* [INSTRUCTIONS FOR THE TASK]:
In the records below, reproduce exactly the lines from the one containing "Recreate this image" through the one containing "0.71, 0.68, 1.03]", both included, and omit the pictures.

* [GIVEN RECORDS]:
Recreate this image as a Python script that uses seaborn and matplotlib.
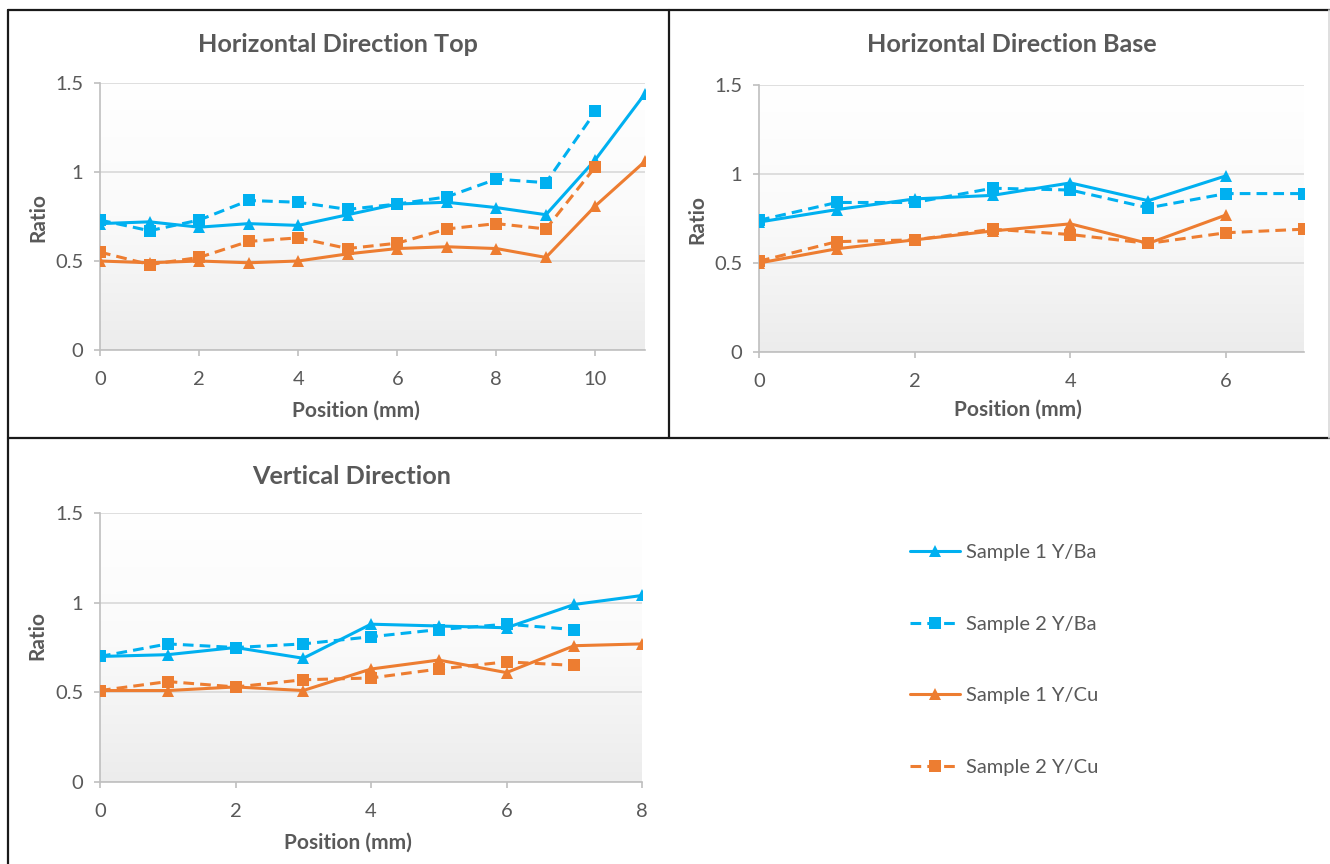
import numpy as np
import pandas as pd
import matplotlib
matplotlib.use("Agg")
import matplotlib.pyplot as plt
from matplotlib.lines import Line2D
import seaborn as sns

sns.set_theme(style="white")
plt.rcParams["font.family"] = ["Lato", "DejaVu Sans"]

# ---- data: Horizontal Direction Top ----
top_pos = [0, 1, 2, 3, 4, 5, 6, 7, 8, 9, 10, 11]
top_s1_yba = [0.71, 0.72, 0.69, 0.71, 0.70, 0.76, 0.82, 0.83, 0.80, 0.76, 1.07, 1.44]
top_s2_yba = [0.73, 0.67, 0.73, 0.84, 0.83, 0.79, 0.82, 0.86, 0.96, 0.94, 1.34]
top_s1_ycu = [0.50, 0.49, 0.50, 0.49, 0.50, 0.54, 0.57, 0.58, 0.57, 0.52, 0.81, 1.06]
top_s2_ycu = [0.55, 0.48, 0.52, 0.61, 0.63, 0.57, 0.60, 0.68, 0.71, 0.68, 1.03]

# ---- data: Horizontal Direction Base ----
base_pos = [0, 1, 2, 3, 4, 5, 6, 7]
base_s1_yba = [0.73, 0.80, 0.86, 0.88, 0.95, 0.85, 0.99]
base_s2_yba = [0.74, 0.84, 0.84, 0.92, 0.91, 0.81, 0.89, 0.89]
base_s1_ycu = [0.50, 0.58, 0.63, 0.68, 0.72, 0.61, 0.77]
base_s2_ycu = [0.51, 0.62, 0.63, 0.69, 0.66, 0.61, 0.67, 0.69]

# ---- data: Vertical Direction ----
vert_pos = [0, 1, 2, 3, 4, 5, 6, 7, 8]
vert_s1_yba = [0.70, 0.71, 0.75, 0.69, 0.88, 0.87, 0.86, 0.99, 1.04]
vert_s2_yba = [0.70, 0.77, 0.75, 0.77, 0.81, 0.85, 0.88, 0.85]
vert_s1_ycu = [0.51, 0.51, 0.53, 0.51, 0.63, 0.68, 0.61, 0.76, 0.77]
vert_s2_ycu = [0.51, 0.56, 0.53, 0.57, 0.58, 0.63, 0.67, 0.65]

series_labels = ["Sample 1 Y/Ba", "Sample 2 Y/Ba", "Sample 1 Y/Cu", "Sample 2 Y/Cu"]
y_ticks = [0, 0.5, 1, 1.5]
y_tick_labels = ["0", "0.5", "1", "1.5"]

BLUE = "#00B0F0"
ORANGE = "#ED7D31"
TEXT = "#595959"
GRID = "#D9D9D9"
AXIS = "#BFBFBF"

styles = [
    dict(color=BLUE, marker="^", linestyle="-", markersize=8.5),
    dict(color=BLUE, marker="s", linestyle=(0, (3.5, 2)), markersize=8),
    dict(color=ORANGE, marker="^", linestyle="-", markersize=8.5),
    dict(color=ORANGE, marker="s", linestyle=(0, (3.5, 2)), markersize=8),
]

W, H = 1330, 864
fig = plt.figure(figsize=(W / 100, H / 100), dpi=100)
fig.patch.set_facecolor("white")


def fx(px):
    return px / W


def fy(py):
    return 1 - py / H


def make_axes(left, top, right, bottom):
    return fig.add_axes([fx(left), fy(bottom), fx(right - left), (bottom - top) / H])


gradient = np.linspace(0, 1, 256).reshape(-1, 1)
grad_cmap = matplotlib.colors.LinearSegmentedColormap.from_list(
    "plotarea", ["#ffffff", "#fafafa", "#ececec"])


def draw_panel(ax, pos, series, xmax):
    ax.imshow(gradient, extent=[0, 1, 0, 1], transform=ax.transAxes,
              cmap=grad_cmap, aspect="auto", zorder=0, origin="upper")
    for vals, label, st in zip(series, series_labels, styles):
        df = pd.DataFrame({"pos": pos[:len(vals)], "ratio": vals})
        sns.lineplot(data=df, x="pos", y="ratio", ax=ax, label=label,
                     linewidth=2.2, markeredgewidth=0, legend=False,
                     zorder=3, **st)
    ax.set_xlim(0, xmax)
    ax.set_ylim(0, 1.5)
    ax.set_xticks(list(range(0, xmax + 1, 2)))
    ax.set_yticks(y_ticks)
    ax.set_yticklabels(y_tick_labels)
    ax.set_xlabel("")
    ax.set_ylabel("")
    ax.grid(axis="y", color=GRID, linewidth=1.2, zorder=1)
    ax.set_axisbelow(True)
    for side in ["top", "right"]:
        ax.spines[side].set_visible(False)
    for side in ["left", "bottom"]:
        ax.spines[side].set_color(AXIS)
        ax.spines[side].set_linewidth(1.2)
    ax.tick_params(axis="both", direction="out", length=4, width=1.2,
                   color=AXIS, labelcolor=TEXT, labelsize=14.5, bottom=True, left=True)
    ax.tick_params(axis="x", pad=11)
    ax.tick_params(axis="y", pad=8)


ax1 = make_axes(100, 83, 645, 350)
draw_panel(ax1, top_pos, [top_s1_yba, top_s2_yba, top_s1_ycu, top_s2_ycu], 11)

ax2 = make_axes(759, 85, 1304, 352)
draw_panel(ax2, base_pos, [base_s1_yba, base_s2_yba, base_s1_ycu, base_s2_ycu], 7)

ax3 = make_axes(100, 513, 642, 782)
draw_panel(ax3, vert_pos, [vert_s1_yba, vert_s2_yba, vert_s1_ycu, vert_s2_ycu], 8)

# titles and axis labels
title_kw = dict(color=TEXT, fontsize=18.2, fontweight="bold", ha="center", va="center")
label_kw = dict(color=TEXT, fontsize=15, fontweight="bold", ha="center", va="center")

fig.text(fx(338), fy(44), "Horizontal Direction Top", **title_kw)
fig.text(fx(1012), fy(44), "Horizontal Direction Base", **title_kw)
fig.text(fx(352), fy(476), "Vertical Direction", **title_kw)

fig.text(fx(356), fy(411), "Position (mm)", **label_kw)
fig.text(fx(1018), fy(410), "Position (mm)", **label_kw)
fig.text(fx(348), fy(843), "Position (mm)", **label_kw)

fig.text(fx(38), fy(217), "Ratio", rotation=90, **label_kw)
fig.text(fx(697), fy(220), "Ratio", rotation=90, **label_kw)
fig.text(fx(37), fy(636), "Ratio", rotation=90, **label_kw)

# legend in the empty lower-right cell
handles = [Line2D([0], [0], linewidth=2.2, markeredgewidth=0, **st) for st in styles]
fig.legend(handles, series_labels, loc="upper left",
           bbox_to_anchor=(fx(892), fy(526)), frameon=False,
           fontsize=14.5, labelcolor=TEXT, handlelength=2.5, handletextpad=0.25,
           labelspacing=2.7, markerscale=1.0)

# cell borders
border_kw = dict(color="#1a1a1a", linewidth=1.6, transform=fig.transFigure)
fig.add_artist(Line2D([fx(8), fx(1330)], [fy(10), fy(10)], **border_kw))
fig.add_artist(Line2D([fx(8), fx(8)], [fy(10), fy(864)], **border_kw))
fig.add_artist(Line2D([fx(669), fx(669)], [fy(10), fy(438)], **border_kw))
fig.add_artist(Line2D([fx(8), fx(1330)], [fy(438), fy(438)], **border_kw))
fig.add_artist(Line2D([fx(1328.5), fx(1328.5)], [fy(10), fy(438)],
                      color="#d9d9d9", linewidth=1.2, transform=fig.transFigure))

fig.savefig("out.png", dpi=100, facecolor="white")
==
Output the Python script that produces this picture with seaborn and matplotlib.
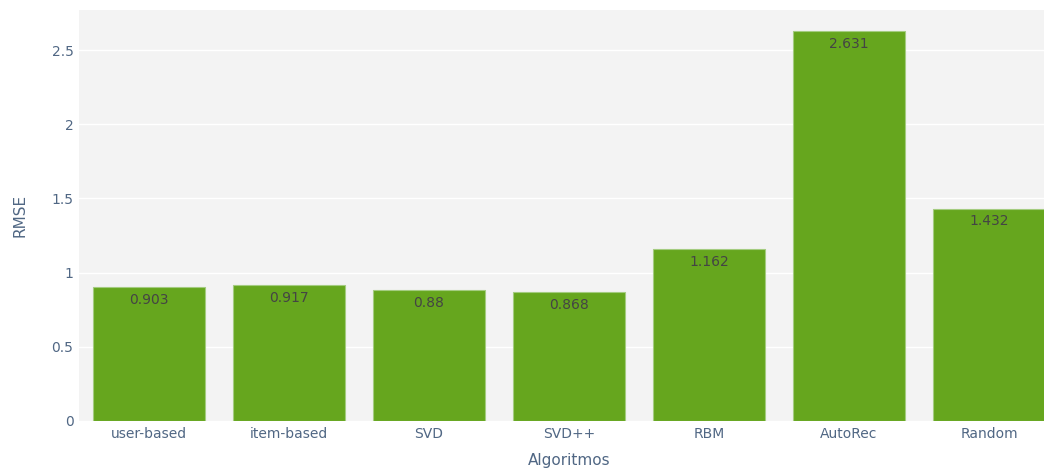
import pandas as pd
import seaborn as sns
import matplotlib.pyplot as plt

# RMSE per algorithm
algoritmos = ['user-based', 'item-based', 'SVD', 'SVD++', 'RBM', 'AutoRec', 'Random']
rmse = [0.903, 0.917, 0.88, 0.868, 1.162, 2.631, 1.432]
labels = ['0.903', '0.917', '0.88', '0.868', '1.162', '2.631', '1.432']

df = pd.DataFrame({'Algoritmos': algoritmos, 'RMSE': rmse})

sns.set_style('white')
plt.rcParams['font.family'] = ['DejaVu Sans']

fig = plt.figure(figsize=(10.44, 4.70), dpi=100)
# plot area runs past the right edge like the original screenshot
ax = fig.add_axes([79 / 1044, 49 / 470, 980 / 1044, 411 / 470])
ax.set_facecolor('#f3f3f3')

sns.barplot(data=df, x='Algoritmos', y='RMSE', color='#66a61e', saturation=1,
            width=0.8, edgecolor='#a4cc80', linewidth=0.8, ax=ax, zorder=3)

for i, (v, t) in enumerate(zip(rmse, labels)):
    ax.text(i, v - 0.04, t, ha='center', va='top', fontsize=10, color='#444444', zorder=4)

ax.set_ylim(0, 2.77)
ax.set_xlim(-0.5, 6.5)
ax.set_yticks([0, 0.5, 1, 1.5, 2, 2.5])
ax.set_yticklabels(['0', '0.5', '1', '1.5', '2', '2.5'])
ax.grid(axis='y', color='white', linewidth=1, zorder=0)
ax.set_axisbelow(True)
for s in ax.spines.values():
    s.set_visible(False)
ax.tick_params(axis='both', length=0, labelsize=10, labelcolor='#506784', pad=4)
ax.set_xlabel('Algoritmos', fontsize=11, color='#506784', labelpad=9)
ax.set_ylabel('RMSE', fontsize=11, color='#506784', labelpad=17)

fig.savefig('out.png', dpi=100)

* [FINAL RESULT]:
Recreate this image as a Python script that uses seaborn and matplotlib.
import numpy as np
import pandas as pd
import matplotlib
matplotlib.use("Agg")
import matplotlib.pyplot as plt
from matplotlib.lines import Line2D
import seaborn as sns

sns.set_theme(style="white")
plt.rcParams["font.family"] = ["Lato", "DejaVu Sans"]

# ---- data: Horizontal Direction Top ----
top_pos = [0, 1, 2, 3, 4, 5, 6, 7, 8, 9, 10, 11]
top_s1_yba = [0.71, 0.72, 0.69, 0.71, 0.70, 0.76, 0.82, 0.83, 0.80, 0.76, 1.07, 1.44]
top_s2_yba = [0.73, 0.67, 0.73, 0.84, 0.83, 0.79, 0.82, 0.86, 0.96, 0.94, 1.34]
top_s1_ycu = [0.50, 0.49, 0.50, 0.49, 0.50, 0.54, 0.57, 0.58, 0.57, 0.52, 0.81, 1.06]
top_s2_ycu = [0.55, 0.48, 0.52, 0.61, 0.63, 0.57, 0.60, 0.68, 0.71, 0.68, 1.03]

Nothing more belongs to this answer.